Karachi, September 2, 2019: The domestic equity bourse underwent a decline of 2,266 points in Aug’19, translating into a negative return of 7.1 percent and 5.5 percent in USD terms; this is the worst-performing month of CY19
Major reasons behind this subdued performance was heightened tension at the eastern border, news flow regarding a meeting of FATF’s regional subgroup Asia Pacific Group (APG) in Canberra and potential divestment of state owned companies by the government.
Market activity commenced on a negative note in Aug’19 in anticipation of weaker result season for cyclical sectors. Major wreckage came in the second week of Aug’19 when India revoked the special status of Kashmir which led towards heightened tension at the eastern border. Albeit, market showed strong recovery in the third week as enticing valuations uplifted the investor sentiment.
However, with a meeting of FATF’s regional subgroup APG concluding in Canberra, Australia, the local bourse felt some pressure as Pakistan was placed on enhanced monitoring.
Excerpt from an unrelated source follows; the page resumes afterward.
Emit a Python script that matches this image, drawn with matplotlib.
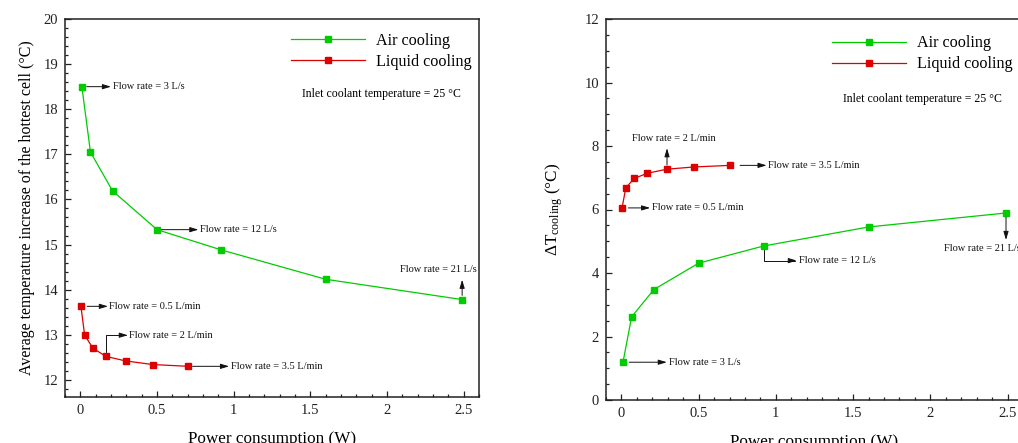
import matplotlib
matplotlib.use("Agg")
import matplotlib.pyplot as plt
from matplotlib.ticker import MultipleLocator

plt.rcParams['font.family'] = ['Liberation Serif', 'DejaVu Serif']
plt.rcParams['mathtext.fontset'] = 'custom'
plt.rcParams['mathtext.rm'] = 'Liberation Serif'
plt.rcParams['mathtext.it'] = 'Liberation Serif:italic'

# ---- data ----
air_power = [0.01, 0.066, 0.21, 0.50, 0.92, 1.60, 2.49]
liquid_power = [0.004, 0.028, 0.083, 0.167, 0.295, 0.471, 0.705]

air_hottest = [18.50, 17.05, 16.19, 15.33, 14.88, 14.23, 13.78]
liquid_hottest = [13.63, 12.99, 12.70, 12.52, 12.42, 12.34, 12.30]

air_dT = [1.19, 2.62, 3.48, 4.31, 4.85, 5.45, 5.89]
liquid_dT = [6.05, 6.68, 6.98, 7.14, 7.27, 7.34, 7.39]

series_labels = ["Air cooling", "Liquid cooling"]
xlabel = "Power consumption (W)"
ylabel_left = "Average temperature increase of the hottest cell (\u00b0C)"
ylabel_right = "\u0394T$_{\\mathrm{cooling}}$ (\u00b0C)"
inlet_note = "Inlet coolant temperature = 25 \u00b0C"

GREEN = '#00cc00'
RED = '#dd0000'

W, H = 1018, 443
fig = plt.figure(figsize=(W / 100, H / 100), dpi=100)

def px_axes(l, t, r, b):
    return fig.add_axes([l / W, 1 - b / H, (r - l) / W, (b - t) / H])

axL = px_axes(65, 19, 479, 397)
axR = px_axes(606, 19, 1023, 400)


def style(ax, ylim, ymaj, ymin):
    ax.set_xlim(-0.1, 2.6)
    ax.set_ylim(*ylim)
    ax.xaxis.set_major_locator(MultipleLocator(0.5))
    ax.xaxis.set_minor_locator(MultipleLocator(0.1))
    ax.yaxis.set_major_locator(MultipleLocator(ymaj))
    ax.yaxis.set_minor_locator(MultipleLocator(ymin))
    ax.tick_params(which='both', direction='in', top=False, right=False,
                   labelsize=10.5, colors='#222222', width=0.9)
    ax.tick_params(which='major', length=4, pad=5)
    ax.tick_params(which='minor', length=2.5)
    for s in ax.spines.values():
        s.set_linewidth(1.1)
        s.set_color('#222222')
    ticks = [0, 0.5, 1, 1.5, 2, 2.5]
    ax.set_xticks(ticks)
    ax.set_xticklabels(['0', '0.5', '1', '1.5', '2', '2.5'])


def draw(ax, ya, yl):
    ax.plot(air_power, ya, color=GREEN, lw=0.9, marker='s', ms=5,
            mfc=GREEN, mec=GREEN, label=series_labels[0])
    ax.plot(liquid_power, yl, color=RED, lw=0.9, marker='s', ms=5,
            mfc=RED, mec=RED, label=series_labels[1])


AP = dict(arrowstyle='-|>,head_length=0.5,head_width=0.15', color='#111111',
          lw=0.7, shrinkB=0)
AFS = 7.5


def ann(ax, text, start, head, txt, ha='left', va='center', shrinkA=3,
        elbow=None):
    props = dict(AP)
    props['shrinkA'] = shrinkA
    if elbow:
        props['connectionstyle'] = elbow
    ax.annotate('', xy=head, xytext=start, arrowprops=props)
    ax.text(txt[0], txt[1], text, fontsize=AFS, ha=ha, va=va, color='#111111')


LEG = dict(loc='upper left', frameon=False, fontsize=11.6, handlelength=4.6,
           handletextpad=0.7, borderpad=0, borderaxespad=0, labelspacing=0.3)

# ---- left panel ----
style(axL, (11.62, 20), 1, 0.2)
draw(axL, air_hottest, liquid_hottest)
axL.set_xlabel(xlabel, fontsize=12.3, labelpad=10)
axL.set_ylabel(ylabel_left, fontsize=11.5, labelpad=6)
axL.legend(bbox_to_anchor=(0.545, 0.963), **LEG)
axL.text(1.965, 18.33, inlet_note, fontsize=8.5, ha='center', va='center')

ann(axL, "Flow rate = 3 L/s", (air_power[0], air_hottest[0]), (0.20, air_hottest[0]),
    (0.21, air_hottest[0]), shrinkA=3.5)
ann(axL, "Flow rate = 12 L/s", (air_power[3], air_hottest[3]), (0.77, air_hottest[3]),
    (0.78, air_hottest[3]), shrinkA=3)
ann(axL, "Flow rate = 21 L/s", (air_power[6], air_hottest[6]), (air_power[6], 14.22),
    (2.335, 14.45), ha='center', shrinkA=3)
ann(axL, "Flow rate = 0.5 L/min", (liquid_power[0], liquid_hottest[0]), (0.18, liquid_hottest[0]),
    (0.19, liquid_hottest[0]), shrinkA=4.5)
ann(axL, "Flow rate = 2 L/min", (liquid_power[3], liquid_hottest[3]), (0.31, 12.99),
    (0.32, 12.99), shrinkA=3, elbow='angle,angleA=90,angleB=0,rad=0')
ann(axL, "Flow rate = 3.5 L/min", (liquid_power[6], liquid_hottest[6]), (0.97, liquid_hottest[6]),
    (0.98, liquid_hottest[6]), shrinkA=3)

# ---- right panel ----
style(axR, (0, 12), 2, 0.5)
axR.spines['right'].set_visible(False)
draw(axR, air_dT, liquid_dT)
axR.set_xlabel(xlabel, fontsize=12.3, labelpad=10)
axR.set_ylabel(ylabel_right, fontsize=12.3, labelpad=14)
axR.legend(bbox_to_anchor=(0.541, 0.957), **LEG)
axR.text(1.95, 9.49, inlet_note, fontsize=8.5, ha='center', va='center')

ann(axR, "Flow rate = 2 L/min", (liquid_power[4], liquid_dT[4]), (liquid_power[4], 7.93),
    (0.339, 8.25), ha='center', shrinkA=3)
ann(axR, "Flow rate = 3.5 L/min", (liquid_power[6], liquid_dT[6]), (0.94, liquid_dT[6]),
    (0.95, liquid_dT[6]), shrinkA=7)
ann(axR, "Flow rate = 0.5 L/min", (liquid_power[0], liquid_dT[0]), (0.186, liquid_dT[0]),
    (0.197, liquid_dT[0]), shrinkA=4.5)
ann(axR, "Flow rate = 12 L/s", (air_power[4], air_dT[4]), (1.136, 4.39),
    (1.147, 4.39), shrinkA=3, elbow='angle,angleA=-90,angleB=0,rad=0')
ann(axR, "Flow rate = 3 L/s", (air_power[0], air_dT[0]), (0.294, air_dT[0]),
    (0.309, air_dT[0]), shrinkA=4.5)
ann(axR, "Flow rate = 21 L/s", (air_power[6], air_dT[6]), (air_power[6], 5.04),
    (2.086, 4.78), ha='left', shrinkA=3)

fig.savefig('out.png', dpi=100)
Index decline further gained momentum by news flow indicating divestment of state owned entities including OGDC, PPL and KAPCO by the government.
On the economic front, Current Account Deficit (CAD) during Jul’19 witnessed a decline of 73 percent YoY to USD 579 million from USD 2,130 million in Jul’18. During the month, downturn in CAD was witnessed due to 23 percent YoY (USD 1,466 million) decline in imports and 9 percent YoY (USD 216 million) YoY rise in exports. Trade deficit went down by 42.0 percent YoY to USD 2.3 billion compared with USD 4.0 billion in Jul’18.
Remittances by overseas Pakistanis registered an increase of 3 percent YoY to USD 2,039 million during Jul’19 compared to USD 1,982 million during Jul’18. The country wise data reveals that inflows from KSA, UK, UAE and USA amounted to USD 471 million (+8 percent YoY, +41 percent MoM), USD 299 million (0 percent YoY, +11 percent MoM), USD 427 million (-4 percent YoY, +20 percent MoM) and USD 332 million (+14 percent YoY, +20 percent MoM), respectively.
Foreign direct investment (FDI) during Jun’19 decreased by 58 percent YoY (-43 percent MoM) to USD 130 million vis-à-vis USD 310 million in Jun’18. During FY19, FDI displayed a decline of 50 percent YoY to USD 1,737 million. Latest data released by PBS suggests that large scale manufacturing (LSM) witnessed a decrease of 5.0 percent YoY in Jun’19.
This took FY19 LSM growth to -3.6 percent YoY over same period last year. Top three best performing sectors during FY19 were: Electronics (+0.44 percent YoY), Fertilizer (+0.38 percent YoY) and Leather Products (+0.03 percent YoY), official data disclosed. However, the highest weighted sector textile (weight: 21 percent) witnessed a decline of 0.05 percent YoY in FY19.